THE EXERCISE ▸
Take the lines from the head of the listing through the one bearing "Chart.register(...registerables);" and copy them exactly, leaving every picture out.

DATASET EXCERPT ▸
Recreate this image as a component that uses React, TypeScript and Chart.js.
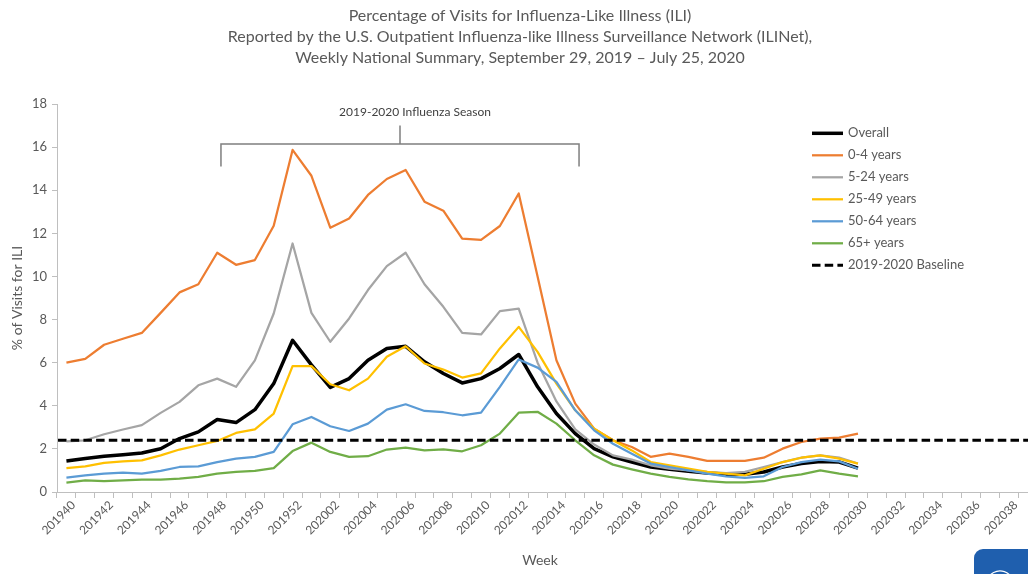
import React, { useEffect, useRef } from "react";
import { Chart, registerables } from "chart.js";

Chart.register(...registerables);

const WEEKS: string[] = [
  "201940", "201941", "201942", "201943", "201944", "201945", "201946", "201947", "201948", "201949",
  "201950", "201951", "201952", "202001", "202002", "202003", "202004", "202005", "202006", "202007",
  "202008", "202009", "202010", "202011", "202012", "202013", "202014", "202015", "202016", "202017",
  "202018", "202019", "202020", "202021", "202022", "202023", "202024", "202025", "202026", "202027",
  "202028", "202029", "202030", "202031", "202032", "202033", "202034", "202035", "202036", "202037",
  "202038", "202039",
];

const OVERALL: number[] = [
  1.44, 1.55, 1.66, 1.73, 1.81, 2.01, 2.48, 2.79, 3.36, 3.22, 3.82, 5.03, 7.04, 5.9, 4.85, 5.26, 6.11,
  6.66, 6.76, 6.04, 5.5, 5.06, 5.26, 5.73, 6.38, 4.88, 3.64, 2.71, 2.01, 1.63, 1.39, 1.16, 1.05, 0.96,
  0.88, 0.82, 0.82, 0.93, 1.16, 1.32, 1.42, 1.39, 1.11,
];
const AGE_0_4: number[] = [
  6.0, 6.18, 6.83, 7.11, 7.38, 8.31, 9.26, 9.64, 11.1, 10.54, 10.76, 12.35, 15.87, 14.67, 12.26, 12.69,
  13.78, 14.52, 14.94, 13.47, 13.05, 11.76, 11.7, 12.34, 13.85, 10.0, 6.11, 4.1, 2.94, 2.4, 2.09, 1.63,
  1.78, 1.63, 1.44, 1.44, 1.44, 1.59, 2.01, 2.32, 2.48, 2.52, 2.71,
];
const AGE_5_24: number[] = [
  2.35, 2.4, 2.68, 2.9, 3.1, 3.67, 4.18, 4.95, 5.26, 4.88, 6.11, 8.28, 11.53, 8.31, 6.97, 8.05, 9.37,
  10.48, 11.1, 9.64, 8.59, 7.38, 7.31, 8.39, 8.51, 6.0, 4.2, 2.9, 2.2, 1.7, 1.5, 1.24, 1.08, 1.0, 0.93,
  0.88, 0.93, 1.16, 1.39, 1.6, 1.7, 1.6, 1.32,
];
const AGE_25_49: number[] = [
  1.11, 1.19, 1.35, 1.42, 1.47, 1.7, 1.97, 2.17, 2.37, 2.74, 2.91, 3.64, 5.84, 5.84, 5.0, 4.72, 5.26,
  6.27, 6.76, 5.96, 5.68, 5.31, 5.5, 6.66, 7.66, 6.5, 5.03, 3.79, 2.94, 2.4, 1.93, 1.39, 1.24, 1.08,
  0.93, 0.85, 0.77, 1.08, 1.39, 1.59, 1.7, 1.55, 1.32,
];
const AGE_50_64: number[] = [
  0.67, 0.77, 0.85, 0.9, 0.85, 0.98, 1.16, 1.19, 1.39, 1.55, 1.63, 1.86, 3.14, 3.48, 3.05, 2.83, 3.17,
  3.82, 4.07, 3.76, 3.7, 3.56, 3.68, 4.88, 6.15, 5.77, 5.11, 3.79, 2.86, 2.24, 1.78, 1.32, 1.16, 1.0,
  0.85, 0.73, 0.66, 0.73, 1.16, 1.39, 1.5, 1.42, 1.08,
];
const AGE_65_PLUS: number[] = [
  0.43, 0.54, 0.5, 0.54, 0.57, 0.57, 0.62, 0.7, 0.85, 0.93, 0.98, 1.11, 1.9, 2.29, 1.86, 1.63, 1.66,
  1.97, 2.06, 1.93, 1.98, 1.89, 2.17, 2.71, 3.68, 3.72, 3.17, 2.4, 1.7, 1.27, 1.05, 0.85, 0.7, 0.59,
  0.5, 0.45, 0.45, 0.5, 0.7, 0.82, 1.0, 0.85, 0.73,
];
const BASELINE = 2.4;

const SERIES_LABELS: string[] = ["Overall", "0-4 years", "5-24 years", "25-49 years", "50-64 years", "65+ years"];
const BASELINE_LABEL = "2019-2020 Baseline";
const TITLE_LINES: string[] = [
  "Percentage of Visits for Influenza-Like Illness (ILI)",
  "Reported by the U.S. Outpatient Influenza-like Illness Surveillance Network (ILINet),",
  "Weekly National Summary, September 29, 2019 \u2013 July 25, 2020",
];
const SEASON_LABEL = "2019-2020 Influenza Season";
const SEASON_START_INDEX = 8.2;
const SEASON_END_INDEX = 27.2;
const X_TITLE = "Week";
const Y_TITLE = "% of Visits for ILI";
const Y_MAX = 18;
const Y_STEP = 2;

const FONT = "Lato, 'Liberation Sans', sans-serif";
const TEXT = "#595959";
const AXIS = "#bfbfbf";

const COLORS = ["#000000", "#ED7D31", "#A5A5A5", "#FFC000", "#5B9BD5", "#70AD47"];
const WIDTHS = [3.5, 2.25, 2.25, 2.25, 2.25, 2.25];

const decorPlugin = {
  id: "decor",
  afterDatasetsDraw(chart: any) {
    const { ctx, chartArea, scales } = chart;
    const y = scales.y;
    const by = y.getPixelForValue(BASELINE);
    ctx.save();
    ctx.strokeStyle = "#000";
    ctx.lineWidth = 3;
    ctx.setLineDash([8.5, 4.2]);
    ctx.beginPath();
    ctx.moveTo(chartArea.left + 1, by);
    ctx.lineTo(chartArea.right, by);
    ctx.stroke();
    ctx.restore();
  },
  afterDraw(chart: any) {
    const { ctx, chartArea, scales } = chart;
    const x = scales.x;
    const y = scales.y;
    ctx.save();
    // titles
    ctx.fillStyle = TEXT;
    ctx.textAlign = "center";
    ctx.textBaseline = "middle";
    ctx.font = `16px ${FONT}`;
    TITLE_LINES.forEach((t, i) => ctx.fillText(t, 520, 16 + i * 21));

    // axis titles
    ctx.font = `14px ${FONT}`;
    ctx.fillText(X_TITLE, 540, 560);
    ctx.save();
    ctx.translate(17, (chartArea.top + chartArea.bottom) / 2);
    ctx.rotate(-Math.PI / 2);
    ctx.fillText(Y_TITLE, 0, 0);
    ctx.restore();

    // season bracket
    const w = x.getPixelForValue(1) - x.getPixelForValue(0);
    const xl = x.getPixelForValue(0) + SEASON_START_INDEX * w;
    const xr = x.getPixelForValue(0) + SEASON_END_INDEX * w;
    const xm = (xl + xr) / 2;
    const yb = y.getPixelForValue(16.15);
    const ye = y.getPixelForValue(15.1);
    const yt = y.getPixelForValue(17.0);
    ctx.strokeStyle = "#7f7f7f";
    ctx.lineWidth = 1.5;
    ctx.beginPath();
    ctx.moveTo(xl, ye);
    ctx.lineTo(xl, yb);
    ctx.lineTo(xr, yb);
    ctx.lineTo(xr, ye);
    ctx.moveTo(xm, yb);
    ctx.lineTo(xm, yt);
    ctx.stroke();
    ctx.fillStyle = "#404040";
    ctx.font = `12px ${FONT}`;
    ctx.fillText(SEASON_LABEL, xm + 15, y.getPixelForValue(17.6));

    // legend
    const items = chart.data.datasets.map((d: any) => ({
      label: d.label,
      color: d.borderColor,
      width: d.borderWidth,
      dash: [] as number[],
    }));
    items.push({ label: BASELINE_LABEL, color: "#000", width: 3, dash: [8.5, 4.2] });
    ctx.textAlign = "left";
    ctx.font = `13px ${FONT}`;
    items.forEach((it: any, i: number) => {
      const ly = 133.3 + i * 22;
      ctx.save();
      ctx.strokeStyle = it.color;
      ctx.lineWidth = it.width;
      ctx.setLineDash(it.dash);
      ctx.beginPath();
      ctx.moveTo(812, ly);
      ctx.lineTo(843, ly);
      ctx.stroke();
      ctx.restore();
      ctx.fillStyle = TEXT;
      ctx.fillText(it.label, 848, ly);
    });

    // logo (partial, bottom right)
    ctx.fillStyle = "#1f5fae";
    ctx.beginPath();
    (ctx as any).roundRect(974, 549, 90, 50, 9);
    ctx.fill();
    ctx.strokeStyle = "#ffffff";
    ctx.lineWidth = 1.2;
    ctx.beginPath();
    ctx.arc(1000, 585, 14, Math.PI * 1.1, Math.PI * 1.8);
    ctx.stroke();
    ctx.beginPath();
    ctx.arc(1004, 588, 12, Math.PI * 1.15, Math.PI * 1.75);
    ctx.stroke();
    ctx.restore();
  },
};

export default function App() {
  const ref = useRef<HTMLCanvasElement | null>(null);
  useEffect(() => {
    if (!ref.current) return;
    const seriesData = [OVERALL, AGE_0_4, AGE_5_24, AGE_25_49, AGE_50_64, AGE_65_PLUS];
    const chart = new Chart(ref.current, {
      type: "line",
      data: {
        labels: WEEKS,
        datasets: seriesData.map((d, i) => ({
          label: SERIES_LABELS[i],
          data: d,
          borderColor: COLORS[i],
          backgroundColor: COLORS[i],
          borderWidth: WIDTHS[i],
          pointRadius: 0,
          tension: 0,
          fill: false,
          order: 10 - i,
          borderJoinStyle: "round" as const,
        })),
      },
      options: {
        animation: false,
        responsive: false,
        devicePixelRatio: 1,
        layout: { padding: { top: 104, right: 3, bottom: 0, left: 0 } },
        plugins: { legend: { display: false }, tooltip: { enabled: false }, title: { display: false } },
        scales: {
          x: {
            type: "category",
            offset: true,
            grid: { display: true, drawOnChartArea: false, offset: true, tickLength: 6, color: AXIS },
            border: { color: AXIS, width: 1 },
            ticks: {
              autoSkip: false,
              minRotation: 45,
              maxRotation: 45,
              padding: 0,
              labelOffset: 7,
              color: TEXT,
              font: { family: FONT, size: 12 },
              callback: (_v: any, i: number) => (i % 2 === 0 ? WEEKS[i] : ""),
            },
            afterFit: (s: any) => {
              s.height = 82;
            },
          },
          y: {
            min: 0,
            max: Y_MAX,
            grid: { display: true, drawOnChartArea: false, tickLength: 5, color: AXIS },
            border: { color: AXIS, width: 1 },
            ticks: { stepSize: Y_STEP, color: TEXT, padding: 5, font: { family: FONT, size: 13 } },
            afterFit: (s: any) => {
              s.width = 57;
            },
          },
        },
      },
      plugins: [decorPlugin],
    });
    return () => chart.destroy();
  }, []);
  return (
    <div style={{ position: "absolute", left: 0, top: 0, width: 1028, height: 574, overflow: "hidden", background: "#fff" }}>
      <canvas ref={ref} width={1040} height={574} style={{ display: "block" }} />
    </div>
  );
}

FULL RESPONSE ▸
Recreate this image as a component that uses React, TypeScript and Chart.js.
import React, { useEffect, useRef } from "react";
import { Chart, registerables } from "chart.js";

Chart.register(...registerables);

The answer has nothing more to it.